▶ **Requirement**: Print exactly the lines from the one containing "Emit a LaTeX" through the last line of the records below, both included, and nothing else; omit any pictures.

(Records with drawing code)
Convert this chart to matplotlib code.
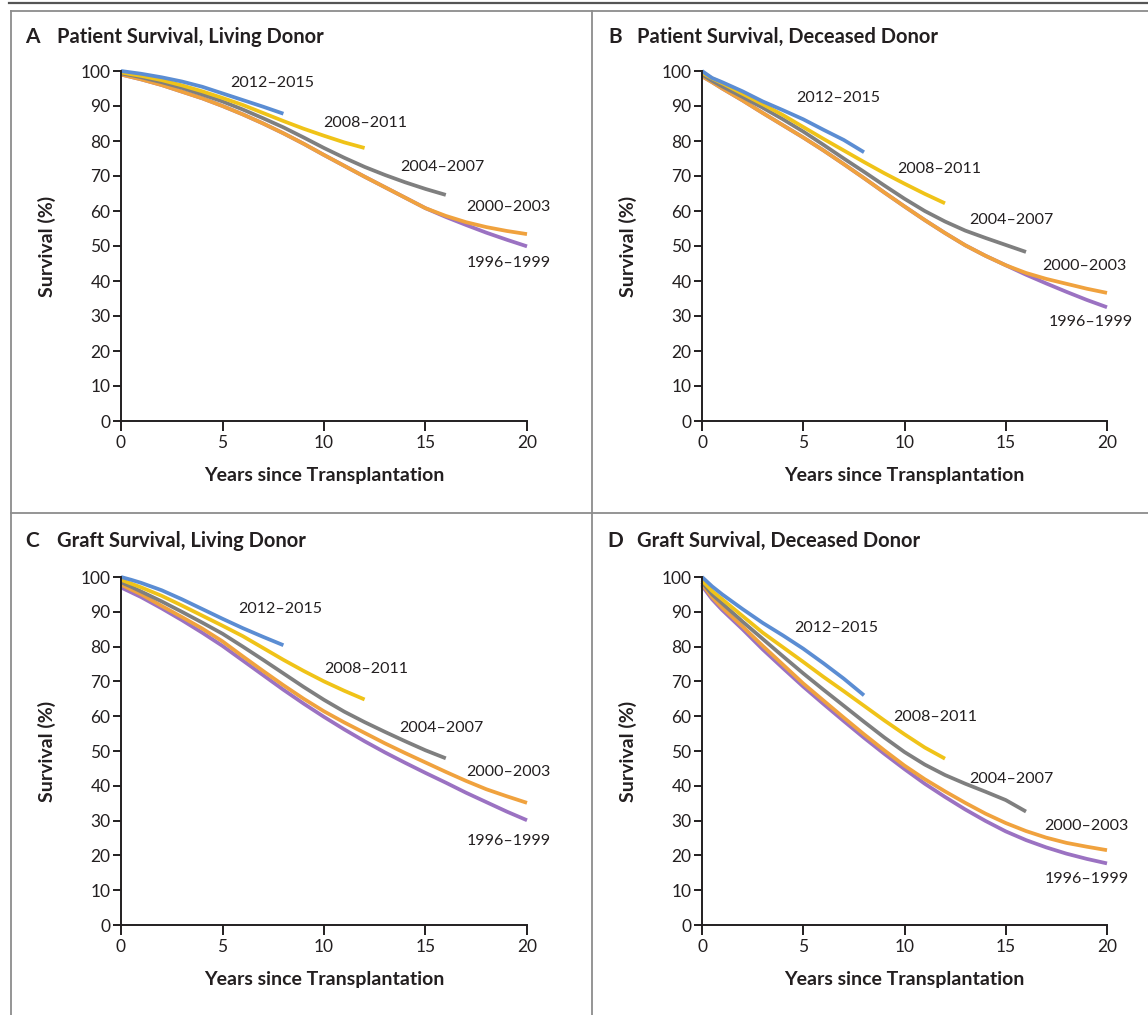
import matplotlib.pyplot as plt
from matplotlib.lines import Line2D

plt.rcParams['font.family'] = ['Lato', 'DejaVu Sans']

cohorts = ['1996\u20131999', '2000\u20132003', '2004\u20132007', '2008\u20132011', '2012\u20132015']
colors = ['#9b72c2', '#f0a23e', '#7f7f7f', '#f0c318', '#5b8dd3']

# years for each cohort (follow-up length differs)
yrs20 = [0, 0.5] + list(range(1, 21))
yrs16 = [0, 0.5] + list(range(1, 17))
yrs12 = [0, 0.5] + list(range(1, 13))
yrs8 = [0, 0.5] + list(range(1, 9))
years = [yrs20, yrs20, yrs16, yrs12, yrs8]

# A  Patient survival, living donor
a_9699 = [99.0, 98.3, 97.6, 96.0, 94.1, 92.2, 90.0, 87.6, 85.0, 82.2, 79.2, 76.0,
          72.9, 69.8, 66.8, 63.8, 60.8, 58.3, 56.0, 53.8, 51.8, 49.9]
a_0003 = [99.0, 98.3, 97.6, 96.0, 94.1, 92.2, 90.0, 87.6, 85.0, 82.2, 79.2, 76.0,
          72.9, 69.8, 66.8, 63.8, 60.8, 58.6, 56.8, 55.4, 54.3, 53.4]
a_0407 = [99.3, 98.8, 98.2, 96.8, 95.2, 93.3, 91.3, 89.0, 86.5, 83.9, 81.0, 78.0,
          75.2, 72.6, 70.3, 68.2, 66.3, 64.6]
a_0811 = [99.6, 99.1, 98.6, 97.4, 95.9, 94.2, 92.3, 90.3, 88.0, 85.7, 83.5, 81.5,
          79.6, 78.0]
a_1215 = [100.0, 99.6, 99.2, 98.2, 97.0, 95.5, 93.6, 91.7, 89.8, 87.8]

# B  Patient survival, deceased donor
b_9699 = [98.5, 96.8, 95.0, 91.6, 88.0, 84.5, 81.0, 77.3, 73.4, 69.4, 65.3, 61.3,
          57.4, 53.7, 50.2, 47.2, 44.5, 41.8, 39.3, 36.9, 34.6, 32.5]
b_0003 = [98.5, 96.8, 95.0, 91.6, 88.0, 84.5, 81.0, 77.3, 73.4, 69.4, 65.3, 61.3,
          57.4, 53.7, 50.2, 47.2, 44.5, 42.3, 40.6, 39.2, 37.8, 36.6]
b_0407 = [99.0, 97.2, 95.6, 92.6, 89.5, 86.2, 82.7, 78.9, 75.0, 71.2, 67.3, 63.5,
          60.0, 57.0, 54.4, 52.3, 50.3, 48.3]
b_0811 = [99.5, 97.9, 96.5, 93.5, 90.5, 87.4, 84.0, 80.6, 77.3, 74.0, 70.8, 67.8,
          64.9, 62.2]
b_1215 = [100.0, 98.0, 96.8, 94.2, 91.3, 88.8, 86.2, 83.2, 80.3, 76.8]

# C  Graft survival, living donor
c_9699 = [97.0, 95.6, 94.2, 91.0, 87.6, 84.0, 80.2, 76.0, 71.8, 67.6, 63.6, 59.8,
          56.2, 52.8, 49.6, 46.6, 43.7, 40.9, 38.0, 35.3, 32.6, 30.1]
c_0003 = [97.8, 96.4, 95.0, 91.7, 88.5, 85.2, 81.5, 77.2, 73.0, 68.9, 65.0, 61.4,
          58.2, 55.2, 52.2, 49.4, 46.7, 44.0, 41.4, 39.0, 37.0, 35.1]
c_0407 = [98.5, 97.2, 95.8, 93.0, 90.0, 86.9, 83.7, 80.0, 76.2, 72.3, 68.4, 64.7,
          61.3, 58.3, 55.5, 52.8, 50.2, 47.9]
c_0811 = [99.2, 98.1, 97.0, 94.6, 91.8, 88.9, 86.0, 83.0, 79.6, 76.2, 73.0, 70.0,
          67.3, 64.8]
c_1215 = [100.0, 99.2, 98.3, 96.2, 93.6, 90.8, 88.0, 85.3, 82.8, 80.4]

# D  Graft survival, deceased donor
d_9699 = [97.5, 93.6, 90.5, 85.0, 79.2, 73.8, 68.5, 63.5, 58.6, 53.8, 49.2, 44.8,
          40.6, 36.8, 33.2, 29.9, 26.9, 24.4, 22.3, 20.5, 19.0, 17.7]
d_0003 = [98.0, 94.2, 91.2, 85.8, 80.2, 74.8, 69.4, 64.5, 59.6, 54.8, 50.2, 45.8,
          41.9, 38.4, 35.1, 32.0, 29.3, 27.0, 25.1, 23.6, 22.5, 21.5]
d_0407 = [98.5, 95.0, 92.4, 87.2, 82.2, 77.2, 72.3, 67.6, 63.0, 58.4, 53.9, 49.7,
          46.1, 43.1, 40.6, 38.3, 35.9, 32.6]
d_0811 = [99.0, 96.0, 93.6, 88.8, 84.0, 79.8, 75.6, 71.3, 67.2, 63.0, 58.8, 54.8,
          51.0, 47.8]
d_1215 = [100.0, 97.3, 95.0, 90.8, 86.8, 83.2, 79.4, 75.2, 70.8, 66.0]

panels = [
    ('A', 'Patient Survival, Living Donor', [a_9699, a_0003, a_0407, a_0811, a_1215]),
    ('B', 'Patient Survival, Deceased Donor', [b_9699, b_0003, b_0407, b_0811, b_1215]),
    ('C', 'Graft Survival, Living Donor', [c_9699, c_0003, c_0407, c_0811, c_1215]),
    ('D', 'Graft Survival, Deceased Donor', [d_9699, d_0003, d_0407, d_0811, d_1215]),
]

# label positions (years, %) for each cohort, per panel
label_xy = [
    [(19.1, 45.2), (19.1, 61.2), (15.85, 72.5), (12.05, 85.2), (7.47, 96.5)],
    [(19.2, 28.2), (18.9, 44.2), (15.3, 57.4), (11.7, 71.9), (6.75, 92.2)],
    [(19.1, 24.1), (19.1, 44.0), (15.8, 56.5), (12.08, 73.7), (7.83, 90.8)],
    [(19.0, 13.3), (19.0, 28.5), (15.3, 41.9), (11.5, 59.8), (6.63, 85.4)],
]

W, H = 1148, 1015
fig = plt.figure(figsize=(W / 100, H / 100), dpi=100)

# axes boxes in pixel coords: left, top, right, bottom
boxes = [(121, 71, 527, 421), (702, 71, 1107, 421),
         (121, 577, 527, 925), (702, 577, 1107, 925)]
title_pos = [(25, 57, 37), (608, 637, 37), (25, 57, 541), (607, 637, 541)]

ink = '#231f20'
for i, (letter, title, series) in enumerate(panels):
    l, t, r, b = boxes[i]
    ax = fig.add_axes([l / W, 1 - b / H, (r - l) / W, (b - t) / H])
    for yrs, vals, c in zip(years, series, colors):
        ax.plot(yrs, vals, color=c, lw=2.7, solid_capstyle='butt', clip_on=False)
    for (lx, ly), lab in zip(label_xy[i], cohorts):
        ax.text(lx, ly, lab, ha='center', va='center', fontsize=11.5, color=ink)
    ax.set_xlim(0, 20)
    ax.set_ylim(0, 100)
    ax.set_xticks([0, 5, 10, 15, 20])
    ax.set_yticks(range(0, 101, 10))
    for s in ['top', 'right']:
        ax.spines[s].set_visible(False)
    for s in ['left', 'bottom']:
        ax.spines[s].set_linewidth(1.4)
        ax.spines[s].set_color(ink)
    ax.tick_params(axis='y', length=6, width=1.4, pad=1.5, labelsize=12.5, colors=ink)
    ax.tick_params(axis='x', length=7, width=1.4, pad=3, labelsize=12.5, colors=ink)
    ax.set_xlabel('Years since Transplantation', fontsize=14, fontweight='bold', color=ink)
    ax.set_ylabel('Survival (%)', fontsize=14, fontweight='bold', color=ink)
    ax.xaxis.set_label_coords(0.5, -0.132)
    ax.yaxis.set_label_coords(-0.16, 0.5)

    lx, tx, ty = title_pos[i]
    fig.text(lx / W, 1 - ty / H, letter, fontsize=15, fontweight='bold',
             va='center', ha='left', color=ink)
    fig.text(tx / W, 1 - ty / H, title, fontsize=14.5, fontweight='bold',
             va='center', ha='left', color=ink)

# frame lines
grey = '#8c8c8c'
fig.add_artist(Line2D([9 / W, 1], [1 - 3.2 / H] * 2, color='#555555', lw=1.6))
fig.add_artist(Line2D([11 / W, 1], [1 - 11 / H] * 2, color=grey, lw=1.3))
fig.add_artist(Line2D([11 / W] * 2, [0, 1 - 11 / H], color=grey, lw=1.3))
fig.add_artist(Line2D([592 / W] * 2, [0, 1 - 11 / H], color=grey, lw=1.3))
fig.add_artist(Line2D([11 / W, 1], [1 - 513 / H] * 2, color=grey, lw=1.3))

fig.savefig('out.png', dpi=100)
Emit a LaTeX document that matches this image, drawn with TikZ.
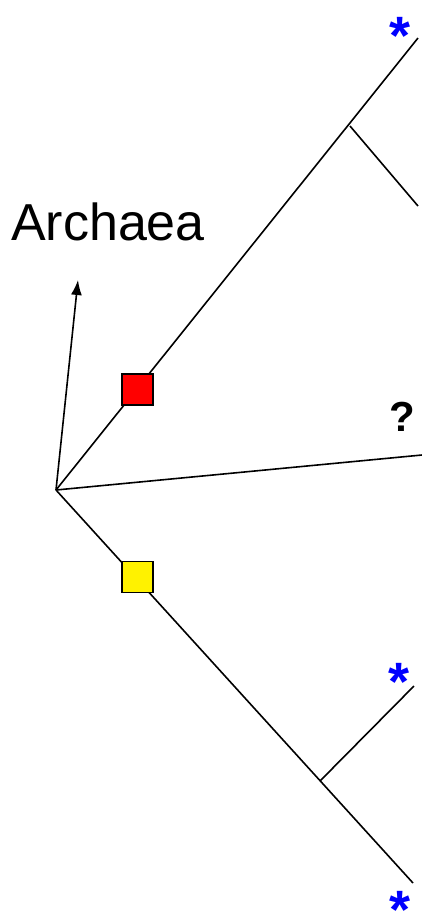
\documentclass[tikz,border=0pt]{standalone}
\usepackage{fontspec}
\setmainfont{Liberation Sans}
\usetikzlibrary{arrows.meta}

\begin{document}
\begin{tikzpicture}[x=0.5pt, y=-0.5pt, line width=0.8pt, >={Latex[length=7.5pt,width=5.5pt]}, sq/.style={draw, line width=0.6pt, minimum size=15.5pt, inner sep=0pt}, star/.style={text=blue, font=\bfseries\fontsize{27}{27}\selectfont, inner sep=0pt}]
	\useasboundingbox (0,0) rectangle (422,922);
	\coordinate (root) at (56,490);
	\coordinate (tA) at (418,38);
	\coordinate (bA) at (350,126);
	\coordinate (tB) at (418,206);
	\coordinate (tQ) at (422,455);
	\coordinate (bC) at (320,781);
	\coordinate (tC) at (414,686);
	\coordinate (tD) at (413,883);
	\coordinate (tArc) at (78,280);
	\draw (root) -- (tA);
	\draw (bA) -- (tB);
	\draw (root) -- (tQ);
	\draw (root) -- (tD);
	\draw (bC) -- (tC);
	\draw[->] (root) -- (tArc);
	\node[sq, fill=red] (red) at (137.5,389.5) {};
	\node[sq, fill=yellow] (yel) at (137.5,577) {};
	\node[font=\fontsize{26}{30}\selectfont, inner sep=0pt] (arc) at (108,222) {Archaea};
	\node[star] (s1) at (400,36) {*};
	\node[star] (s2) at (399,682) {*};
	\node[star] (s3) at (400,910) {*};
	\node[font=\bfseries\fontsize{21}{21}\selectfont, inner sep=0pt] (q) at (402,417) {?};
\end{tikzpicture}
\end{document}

▶ **Task response**:
Emit a LaTeX document that matches this image, drawn with TikZ.
\documentclass[tikz,border=0pt]{standalone}
\usepackage{fontspec}
\setmainfont{Liberation Sans}
\usetikzlibrary{arrows.meta}

\begin{document}
\begin{tikzpicture}[x=0.5pt, y=-0.5pt, line width=0.8pt, >={Latex[length=7.5pt,width=5.5pt]}, sq/.style={draw, line width=0.6pt, minimum size=15.5pt, inner sep=0pt}, star/.style={text=blue, font=\bfseries\fontsize{27}{27}\selectfont, inner sep=0pt}]
	\useasboundingbox (0,0) rectangle (422,922);
	\coordinate (root) at (56,490);
	\coordinate (tA) at (418,38);
	\coordinate (bA) at (350,126);
	\coordinate (tB) at (418,206);
	\coordinate (tQ) at (422,455);
	\coordinate (bC) at (320,781);
	\coordinate (tC) at (414,686);
	\coordinate (tD) at (413,883);
	\coordinate (tArc) at (78,280);
	\draw (root) -- (tA);
	\draw (bA) -- (tB);
	\draw (root) -- (tQ);
	\draw (root) -- (tD);
	\draw (bC) -- (tC);
	\draw[->] (root) -- (tArc);
	\node[sq, fill=red] (red) at (137.5,389.5) {};
	\node[sq, fill=yellow] (yel) at (137.5,577) {};
	\node[font=\fontsize{26}{30}\selectfont, inner sep=0pt] (arc) at (108,222) {Archaea};
	\node[star] (s1) at (400,36) {*};
	\node[star] (s2) at (399,682) {*};
	\node[star] (s3) at (400,910) {*};
	\node[font=\bfseries\fontsize{21}{21}\selectfont, inner sep=0pt] (q) at (402,417) {?};
\end{tikzpicture}
\end{document}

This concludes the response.